In Atlanta, police arrested 53 people camping in the city's downtown Woodruff Park. They too were protesting against the growing wealth disparity between the rich and everyone else, the "99 per cent" as the demonstrators describe themselves. Atlanta's Mayor, Kasim Reed, had been supportive of the protesters, twice issuing executive orders allowing them to remain as he tried to walk a fine line between safeguarding free speech and the right of free assembly and maintaining public order. But the longer the camp-out went on, the greater the risks posed by crime and unsanitary conditions. Mr Reed too began to lose patience. "What I've seen here is not consistent with any civil rights protests I've seen in Atlanta," he told The New York Times.
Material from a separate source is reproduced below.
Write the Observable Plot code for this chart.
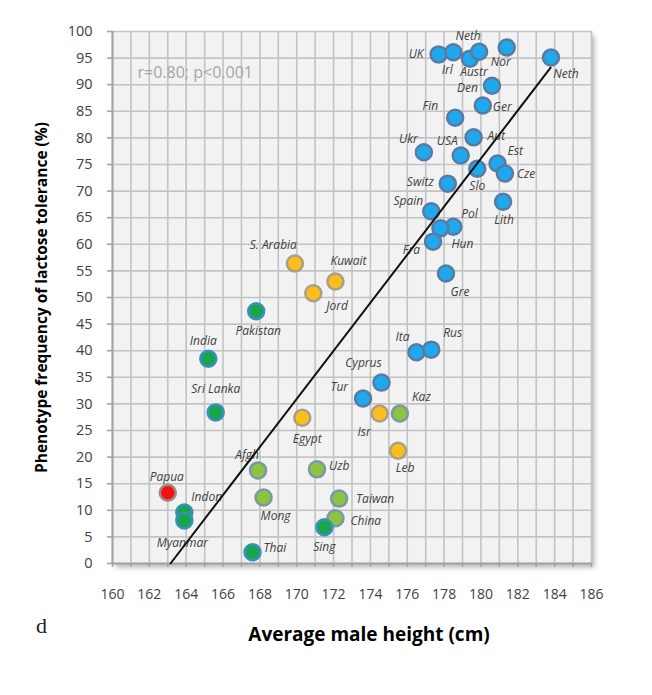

In Baltimore, where dozens of "Occupy Baltimore" protesters have set up camp in the heart of the city, Mayor Stephanie Rawlings-Blake said she had "absolutely no interest in a violent exchange". But, she insisted, demonstrators should understand they are camping in a city park and that was not its intended use. The Occupy Wall Street movement has no leaders and no specific platform. But polls show its broad goals, of a fairer society and a reduction of the influence of money on politics, are generally supported by Americans.
Many Democratic strategists have urged President Obama to embrace the movement and make its demands his own. But despite his flagging approval ratings, he has gone no further than expressions of sympathy with its broad aims.